(Entries with chart source code)
——
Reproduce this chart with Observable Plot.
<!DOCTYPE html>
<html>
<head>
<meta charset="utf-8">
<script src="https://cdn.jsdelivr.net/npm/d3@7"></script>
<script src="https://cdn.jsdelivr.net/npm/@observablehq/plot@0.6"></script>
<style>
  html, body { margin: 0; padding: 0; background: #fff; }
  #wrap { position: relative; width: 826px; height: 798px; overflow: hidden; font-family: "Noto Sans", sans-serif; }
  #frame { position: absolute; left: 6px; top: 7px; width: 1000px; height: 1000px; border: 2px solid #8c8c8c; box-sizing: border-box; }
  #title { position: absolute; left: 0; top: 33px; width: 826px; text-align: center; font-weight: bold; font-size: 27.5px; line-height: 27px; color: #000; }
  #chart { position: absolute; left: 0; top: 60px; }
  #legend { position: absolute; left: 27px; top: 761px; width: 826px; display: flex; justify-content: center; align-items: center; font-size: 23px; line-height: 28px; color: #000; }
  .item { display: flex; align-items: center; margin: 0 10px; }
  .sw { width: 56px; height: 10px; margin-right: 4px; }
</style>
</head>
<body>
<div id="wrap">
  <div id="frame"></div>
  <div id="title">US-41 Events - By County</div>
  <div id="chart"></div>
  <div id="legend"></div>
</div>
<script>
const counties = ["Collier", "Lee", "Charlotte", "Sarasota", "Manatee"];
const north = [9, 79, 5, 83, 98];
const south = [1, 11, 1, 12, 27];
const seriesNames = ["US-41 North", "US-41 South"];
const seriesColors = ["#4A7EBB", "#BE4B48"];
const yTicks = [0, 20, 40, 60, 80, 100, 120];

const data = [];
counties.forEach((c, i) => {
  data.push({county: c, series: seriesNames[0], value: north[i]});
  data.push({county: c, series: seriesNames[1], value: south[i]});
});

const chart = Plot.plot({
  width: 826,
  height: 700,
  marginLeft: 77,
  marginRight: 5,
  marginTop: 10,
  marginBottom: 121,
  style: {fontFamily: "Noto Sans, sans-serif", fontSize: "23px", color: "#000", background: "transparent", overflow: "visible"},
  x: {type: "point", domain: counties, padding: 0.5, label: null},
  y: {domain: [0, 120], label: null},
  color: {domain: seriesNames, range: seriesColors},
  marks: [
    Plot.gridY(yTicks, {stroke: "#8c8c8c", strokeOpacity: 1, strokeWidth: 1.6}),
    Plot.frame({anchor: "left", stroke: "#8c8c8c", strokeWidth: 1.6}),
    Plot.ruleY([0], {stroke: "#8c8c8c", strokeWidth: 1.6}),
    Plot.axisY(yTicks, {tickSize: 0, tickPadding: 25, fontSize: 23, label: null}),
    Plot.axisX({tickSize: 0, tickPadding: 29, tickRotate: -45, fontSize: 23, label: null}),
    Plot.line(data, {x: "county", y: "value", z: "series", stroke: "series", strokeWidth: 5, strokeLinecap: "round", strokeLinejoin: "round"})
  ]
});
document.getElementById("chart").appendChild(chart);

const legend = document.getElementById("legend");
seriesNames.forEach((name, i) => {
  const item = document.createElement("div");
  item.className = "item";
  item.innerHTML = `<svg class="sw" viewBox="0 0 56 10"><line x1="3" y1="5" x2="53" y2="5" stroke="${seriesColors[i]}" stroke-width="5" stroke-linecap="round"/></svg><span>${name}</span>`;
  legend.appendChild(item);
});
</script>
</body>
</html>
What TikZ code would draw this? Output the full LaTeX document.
——
→ Required task
Copy out each line of the material that holds the word "this".

→ Response
Reproduce this chart with Observable Plot.
What TikZ code would draw this? Output the full LaTeX document.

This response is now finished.